Throughout the years, I found that as my decorating budget for my own home was less than prosperous... by painting pieces in dramatic and colorful tones... I could add unbelievable "pop" to any piece- truly giving it "new life". This was, of course, much to the dismay of many who were raised during the era of "never paint over wood".
I was daring, naive and the sky was the limit as far as I was concerned when it came to the boundaries of what could be painted and what could not. I would often joke with friends and clients that "I would paint my kids most likely if they stood still long enough"! Today, over 27 years later, I am the same passionate "painter" that I was many years ago.
I believe in the power of paint to transform a room- walls, ceilings, furniture, lamps, accent pieces... all are perfect candidates for my painter's palette.
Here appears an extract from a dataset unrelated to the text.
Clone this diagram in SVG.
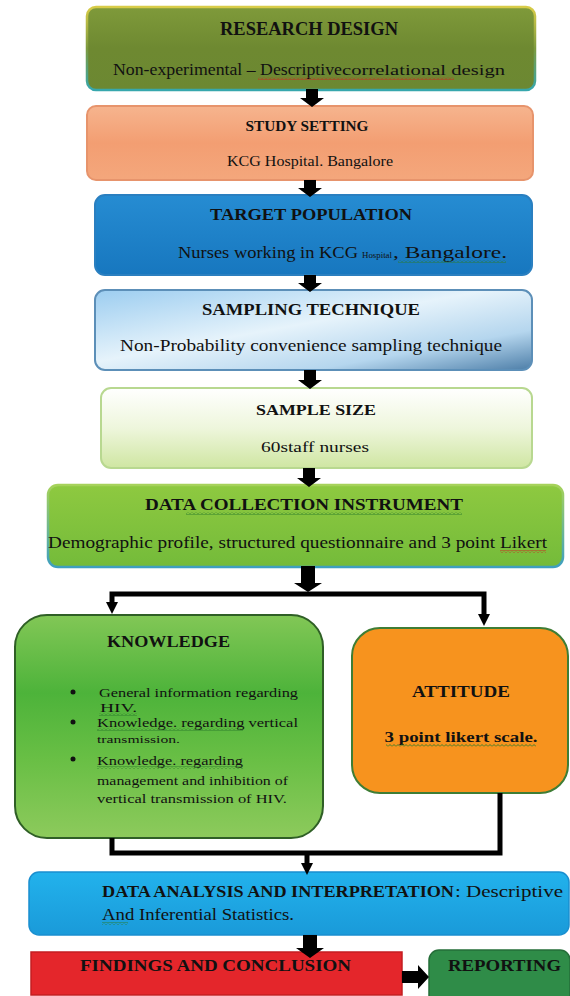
<svg xmlns="http://www.w3.org/2000/svg" width="570" height="996" viewBox="0 0 570 996">
<style>
text{font-family:"Liberation Serif","DejaVu Serif","Noto Serif",serif;fill:#111;}
.b{font-weight:bold;}
.line{fill:none;stroke:#000;stroke-width:5;}
.blk{fill:#000;}
</style>
<defs>
<linearGradient id="g1" x1="0" y1="0" x2="0" y2="1"><stop offset="0" stop-color="#7f9a3a"/><stop offset="0.5" stop-color="#6e8931"/><stop offset="1" stop-color="#6c8832"/></linearGradient>
<linearGradient id="s1" x1="0" y1="0" x2="0" y2="1"><stop offset="0" stop-color="#d8cc48"/><stop offset="0.5" stop-color="#7d9a3e"/><stop offset="1" stop-color="#36a7ad"/></linearGradient>
<linearGradient id="g2" x1="0" y1="0" x2="0" y2="1"><stop offset="0" stop-color="#f6b48e"/><stop offset="0.5" stop-color="#f39e72"/><stop offset="1" stop-color="#f4a77c"/></linearGradient>
<linearGradient id="g3" x1="0" y1="0" x2="0" y2="1"><stop offset="0" stop-color="#268cd2"/><stop offset="1" stop-color="#1777bf"/></linearGradient>
<linearGradient id="g4" x1="0" y1="0" x2="1" y2="1"><stop offset="0" stop-color="#9ccdf0"/><stop offset="0.45" stop-color="#e6f3fb"/><stop offset="0.75" stop-color="#b5d6ee"/><stop offset="1" stop-color="#4d7ea8"/></linearGradient>
<linearGradient id="g5" x1="0" y1="0" x2="0" y2="1"><stop offset="0" stop-color="#ffffff"/><stop offset="0.5" stop-color="#eef6dc"/><stop offset="1" stop-color="#cfe6a2"/></linearGradient>
<linearGradient id="g6" x1="0" y1="0" x2="0" y2="1"><stop offset="0" stop-color="#8ec940"/><stop offset="1" stop-color="#74bb3a"/></linearGradient>
<linearGradient id="s6" x1="0" y1="0" x2="0" y2="1"><stop offset="0" stop-color="#a6d25a"/><stop offset="1" stop-color="#3e9fc0"/></linearGradient>
<linearGradient id="gk" x1="0" y1="0" x2="0" y2="1"><stop offset="0" stop-color="#82c756"/><stop offset="0.35" stop-color="#4db33a"/><stop offset="0.65" stop-color="#69bf45"/><stop offset="1" stop-color="#8dca5c"/></linearGradient>
<linearGradient id="gd" x1="0" y1="0" x2="0" y2="1"><stop offset="0" stop-color="#22b2ec"/><stop offset="1" stop-color="#1a9ad9"/></linearGradient>
<pattern id="wr" width="4" height="3" patternUnits="userSpaceOnUse"><path d="M0,2.5 L2,0.5 L4,2.5" fill="none" stroke="#d02020" stroke-width="0.9"/></pattern>
<pattern id="wg" width="4" height="3" patternUnits="userSpaceOnUse"><path d="M0,2.5 L2,0.5 L4,2.5" fill="none" stroke="#2a7a2a" stroke-width="0.9"/></pattern>
<marker id="ah" markerUnits="userSpaceOnUse" markerWidth="14" markerHeight="14" refX="2" refY="6" orient="auto"><path d="M0,0 L12,6 L0,12 z" fill="#000"/></marker>
</defs>

<g id="research-design">
<rect x="87" y="7" width="448" height="83" rx="9" fill="url(#g1)" stroke="url(#s1)" stroke-width="2.5"/>
<text class="b" x="309" y="35" font-size="19" text-anchor="middle" textLength="178" lengthAdjust="spacingAndGlyphs">RESEARCH DESIGN</text>
<text x="113" y="75" font-size="17" textLength="229" lengthAdjust="spacingAndGlyphs">Non-experimental – Descriptive</text>
<text x="342" y="75" font-size="14" textLength="163" lengthAdjust="spacingAndGlyphs">correlational design</text>
<rect x="258" y="77" width="196" height="3" fill="url(#wr)"/>
</g>

<g id="study-setting">
<rect x="87" y="106" width="446" height="74" rx="9" fill="url(#g2)" stroke="#e7946c" stroke-width="2"/>
<text class="b" x="307" y="131" font-size="15" text-anchor="middle" textLength="123" lengthAdjust="spacingAndGlyphs">STUDY SETTING</text>
<text x="310" y="166" font-size="14" text-anchor="middle" textLength="166" lengthAdjust="spacingAndGlyphs">KCG Hospital. Bangalore</text>
</g>

<g id="target-population">
<rect x="95" y="195" width="437" height="80" rx="10" fill="url(#g3)" stroke="#2a7fc0" stroke-width="2"/>
<text class="b" x="311" y="220" font-size="17" text-anchor="middle" textLength="202" lengthAdjust="spacingAndGlyphs">TARGET POPULATION</text>
<text x="178" y="258" font-size="17" textLength="180" lengthAdjust="spacingAndGlyphs">Nurses working in KCG</text>
<text x="362" y="258" font-size="9" textLength="30" lengthAdjust="spacingAndGlyphs">Hospital</text>
<text x="393" y="258" font-size="17" textLength="114" lengthAdjust="spacingAndGlyphs">, Bangalore.</text>
<rect x="398" y="260" width="108" height="3" fill="url(#wg)"/>
</g>

<g id="sampling-technique">
<rect x="95" y="290" width="437" height="80" rx="10" fill="url(#g4)" stroke="#5c8fb8" stroke-width="2"/>
<text class="b" x="311" y="315" font-size="17" text-anchor="middle" textLength="218" lengthAdjust="spacingAndGlyphs">SAMPLING TECHNIQUE</text>
<text x="120" y="351" font-size="17" textLength="382" lengthAdjust="spacingAndGlyphs">Non-Probability convenience sampling technique</text>
</g>

<g id="sample-size">
<rect x="101" y="388" width="431" height="80" rx="10" fill="url(#g5)" stroke="#b8d890" stroke-width="2"/>
<text class="b" x="316" y="415" font-size="15" text-anchor="middle" textLength="120" lengthAdjust="spacingAndGlyphs">SAMPLE SIZE</text>
<text x="315" y="452" font-size="15" text-anchor="middle" textLength="108" lengthAdjust="spacingAndGlyphs">60staff nurses</text>
</g>

<g id="data-collection">
<rect x="48" y="485" width="515" height="82" rx="10" fill="url(#g6)" stroke="url(#s6)" stroke-width="2.5"/>
<text class="b" x="304" y="510" font-size="17" text-anchor="middle" textLength="318" lengthAdjust="spacingAndGlyphs">DATA COLLECTION INSTRUMENT</text>
<rect x="186" y="512" width="276" height="3" fill="url(#wg)"/>
<text x="48" y="548" font-size="17" textLength="499" lengthAdjust="spacingAndGlyphs">Demographic profile, structured questionnaire and 3 point Likert</text>
<rect x="500" y="550" width="46" height="3" fill="url(#wr)"/>
</g>

<g id="knowledge">
<rect x="15" y="615" width="308" height="223" rx="32" fill="url(#gk)" stroke="#2f5f26" stroke-width="2"/>
<text class="b" x="107" y="647" font-size="16" textLength="123" lengthAdjust="spacingAndGlyphs">KNOWLEDGE</text>
<circle cx="73" cy="692" r="2.5" fill="#111"/>
<circle cx="73" cy="722" r="2.5" fill="#111"/>
<circle cx="73" cy="759" r="2.5" fill="#111"/>
<text x="99" y="697" font-size="13" textLength="199" lengthAdjust="spacingAndGlyphs">General information regarding</text>
<text x="100" y="712" font-size="12" textLength="37" lengthAdjust="spacingAndGlyphs">HIV.</text>
<rect x="99" y="713" width="38" height="3" fill="url(#wg)"/>
<text x="97" y="727" font-size="13" textLength="201" lengthAdjust="spacingAndGlyphs">Knowledge. regarding vertical</text>
<rect x="97" y="728" width="146" height="3" fill="url(#wg)"/>
<text x="97" y="743" font-size="11" textLength="83" lengthAdjust="spacingAndGlyphs">transmission.</text>
<text x="97" y="765" font-size="13" textLength="146" lengthAdjust="spacingAndGlyphs">Knowledge. regarding</text>
<rect x="97" y="766" width="146" height="3" fill="url(#wg)"/>
<text x="97" y="785" font-size="13" textLength="191" lengthAdjust="spacingAndGlyphs">management and inhibition of</text>
<text x="97" y="803" font-size="13" textLength="190" lengthAdjust="spacingAndGlyphs">vertical transmission of HIV.</text>
</g>

<g id="attitude">
<rect x="352" y="628" width="216" height="165" rx="28" fill="#f7931e" stroke="#3f7d35" stroke-width="2"/>
<text class="b" x="461" y="697" font-size="16" text-anchor="middle" textLength="98" lengthAdjust="spacingAndGlyphs">ATTITUDE</text>
<text class="b" x="461" y="742" font-size="15" text-anchor="middle" textLength="153" lengthAdjust="spacingAndGlyphs">3 point likert scale.</text>
<rect x="386" y="744" width="150" height="3" fill="url(#wg)"/>
</g>

<g id="data-analysis">
<rect x="29" y="872" width="540" height="63" rx="10" fill="url(#gd)" stroke="#1a8fd0" stroke-width="1.5"/>
<text class="b" x="102" y="897" font-size="16" textLength="352" lengthAdjust="spacingAndGlyphs">DATA ANALYSIS AND INTERPRETATION</text>
<text x="455" y="897" font-size="16" textLength="108" lengthAdjust="spacingAndGlyphs">: Descriptive</text>
<text x="102" y="920" font-size="16" textLength="192" lengthAdjust="spacingAndGlyphs">And Inferential Statistics.</text>
<rect x="102" y="922" width="26" height="3" fill="url(#wg)"/>
</g>

<g id="findings">
<rect x="31" y="952" width="371" height="43" fill="#e4262b" stroke="#c41e22" stroke-width="1.5"/>
<text class="b" x="80" y="971" font-size="16" textLength="271" lengthAdjust="spacingAndGlyphs">FINDINGS AND CONCLUSION</text>
</g>

<g id="reporting">
<rect x="429" y="950" width="141" height="56" rx="10" fill="#2f8c48" stroke="#256e39" stroke-width="1.5"/>
<text class="b" x="448" y="971" font-size="16" textLength="113" lengthAdjust="spacingAndGlyphs">REPORTING</text>
</g>

<g id="connectors">
<polygon class="blk" points="306,89 318,89 318,98 324,98 312,107 300,98 306,98"/>
<polygon class="blk" points="304,180 316,180 316,188 322,188 310,197 298,188 304,188"/>
<polygon class="blk" points="304,275 316,275 316,283 322,283 310,292 298,283 304,283"/>
<polygon class="blk" points="304,370 316,370 316,380 322,380 310,389 298,380 304,380"/>
<polygon class="blk" points="303,468 315,468 315,478 321,478 309,487 297,478 303,478"/>
<polygon class="blk" points="301,566 315,566 315,583 322,583 308,592 294,583 301,583"/>
<path class="line" d="M308,594 H112 V604" marker-end="url(#ah)"/>
<path class="line" d="M308,594 H484 V616" marker-end="url(#ah)"/>
<path class="line" d="M112,838 V853 H500 V793"/>
<path class="line" d="M307,853 V865" marker-end="url(#ah)"/>
<polygon class="blk" points="303,935 317,935 317,948 324,948 310,958 296,948 303,948"/>
<polygon class="blk" points="402,971 418,971 418,965 429,977 418,989 418,983 402,983"/>
</g>
</svg>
When I fill my store with unique pieces, they are pieces that I hand pick for their "good bones", and although often scarred, marred and needing lots of help... I see beyond their imperfections to the final result when I complete their makeover with paint as my miracle worker.
When deciding on a color of paint for a room or piece of furniture- be sure to invest in a few sheets of poster board. Cut the poster board into 4 sections and paint each with the paint color which you are considering. Put one swatch on each wall for your review throughout the day and over perhaps several days. I encourage my decorating clients to look at the paint color in the early morning when entering a room for the first time in the morning, the afternoon, and night.
It is also very important to view the color on cloudy days as well as sunny days. You will find that the color looks differently on each wall... even though it is the exact same color! The amount of light and reflections from the ceiling and floor alter the color tone.
My best advice from many years of experience is to not be afraid to experiment with color. For rooms that are very dark or even extremely light... consider going a bit deeper and more vibrant as light and wood absorb color like a sponge. Therefore, light colors tend to be washed out in such room environments.
Lastly, I will give a word to the wise warning... once color is introduced into a home, be prepared that you have now "opened a can of worms" so to say! Suddenly, rooms with simple, neutral tones look empty and in need of a makeover. Color changes are easy to do when using paint and certainly easy on the pocket book.